== Aim of the task ==
Leave out the pictures and reproduce all of the data exactly.

──────── Given data

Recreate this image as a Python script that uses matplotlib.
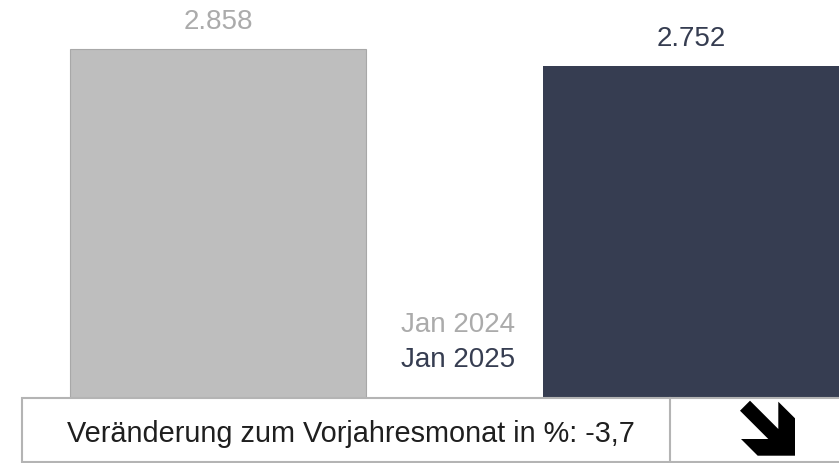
import matplotlib
matplotlib.use("Agg")
import matplotlib.pyplot as plt
from matplotlib.patches import Rectangle, Polygon

# data
months = ["Jan 2024", "Jan 2025"]
values = [2858, 2752]
value_labels = ["2.858", "2.752"]
change_text = "Veränderung zum Vorjahresmonat in %: -3,7"

bar_colors = ["#bebebe", "#363d51"]
label_colors = ["#ababab", "#363d51"]

W, H = 839, 464
plt.rcParams["font.family"] = ["Liberation Sans", "DejaVu Sans"]

fig = plt.figure(figsize=(W / 100, H / 100), dpi=100)


def fx(x):
    return x / W


def fy(y):
    return 1 - y / H


# bars start below the visible area (hidden by the box)
ax = fig.add_axes([0, fy(508), 1, 508 / H])
ax.set_axis_off()
pos = [0, 1]
bars = ax.bar(pos, values, width=0.626, color=bar_colors)
bars[0].set_edgecolor("#a8a8a8")
bars[0].set_linewidth(0.8)
ax.set_xlim(-0.461, 1.313)
ax.set_ylim(0, 3169)

for p, v, t, c in zip(pos, values, value_labels, label_colors):
    ax.annotate(t, (p, v), xytext=(0, 28), textcoords="offset pixels",
                ha="center", va="center", fontsize=20, color=c)

# legend-like month labels
fig.text(fx(515), fy(325), months[0], ha="right", va="center",
         fontsize=20, color=label_colors[0])
fig.text(fx(515), fy(360), months[1], ha="right", va="center",
         fontsize=20, color=label_colors[1])

# box below the bars
box = Rectangle((fx(22), fy(463)), fx(839 - 22 + 2), (463 - 399) / H,
                transform=fig.transFigure, facecolor="white",
                edgecolor="#b4b4b4", lw=1.5, clip_on=False)
fig.add_artist(box)
fig.add_artist(plt.Line2D([fx(670), fx(670)], [fy(399), fy(463)],
                          transform=fig.transFigure, color="#b4b4b4", lw=1.5))

fig.text(fx(351), fy(434), change_text, ha="center", va="center",
         fontsize=20.8, color="#1f1f1f")

# arrow pointing down-right
arrow_px = [(750, 401.7), (778.3, 430), (778.3, 402.7), (795, 419.3),
            (795, 456.7), (757.7, 456.7), (741, 440), (768.3, 440),
            (740, 411.7)]
arrow = Polygon([(fx(x), fy(y)) for x, y in arrow_px], closed=True,
                transform=fig.transFigure, facecolor="black", edgecolor="none")
fig.add_artist(arrow)

fig.savefig("out.png", dpi=100)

────────────────

== Solution for this problem ==
Recreate this image as a Python script that uses matplotlib.
import matplotlib
matplotlib.use("Agg")
import matplotlib.pyplot as plt
from matplotlib.patches import Rectangle, Polygon

# data
months = ["Jan 2024", "Jan 2025"]
values = [2858, 2752]
value_labels = ["2.858", "2.752"]
change_text = "Veränderung zum Vorjahresmonat in %: -3,7"

bar_colors = ["#bebebe", "#363d51"]
label_colors = ["#ababab", "#363d51"]

W, H = 839, 464
plt.rcParams["font.family"] = ["Liberation Sans", "DejaVu Sans"]

fig = plt.figure(figsize=(W / 100, H / 100), dpi=100)


def fx(x):
    return x / W


def fy(y):
    return 1 - y / H


# bars start below the visible area (hidden by the box)
ax = fig.add_axes([0, fy(508), 1, 508 / H])
ax.set_axis_off()
pos = [0, 1]
bars = ax.bar(pos, values, width=0.626, color=bar_colors)
bars[0].set_edgecolor("#a8a8a8")
bars[0].set_linewidth(0.8)
ax.set_xlim(-0.461, 1.313)
ax.set_ylim(0, 3169)

for p, v, t, c in zip(pos, values, value_labels, label_colors):
    ax.annotate(t, (p, v), xytext=(0, 28), textcoords="offset pixels",
                ha="center", va="center", fontsize=20, color=c)

# legend-like month labels
fig.text(fx(515), fy(325), months[0], ha="right", va="center",
         fontsize=20, color=label_colors[0])
fig.text(fx(515), fy(360), months[1], ha="right", va="center",
         fontsize=20, color=label_colors[1])

# box below the bars
box = Rectangle((fx(22), fy(463)), fx(839 - 22 + 2), (463 - 399) / H,
                transform=fig.transFigure, facecolor="white",
                edgecolor="#b4b4b4", lw=1.5, clip_on=False)
fig.add_artist(box)
fig.add_artist(plt.Line2D([fx(670), fx(670)], [fy(399), fy(463)],
                          transform=fig.transFigure, color="#b4b4b4", lw=1.5))

fig.text(fx(351), fy(434), change_text, ha="center", va="center",
         fontsize=20.8, color="#1f1f1f")

# arrow pointing down-right
arrow_px = [(750, 401.7), (778.3, 430), (778.3, 402.7), (795, 419.3),
            (795, 456.7), (757.7, 456.7), (741, 440), (768.3, 440),
            (740, 411.7)]
arrow = Polygon([(fx(x), fy(y)) for x, y in arrow_px], closed=True,
                transform=fig.transFigure, facecolor="black", edgecolor="none")
fig.add_artist(arrow)

fig.savefig("out.png", dpi=100)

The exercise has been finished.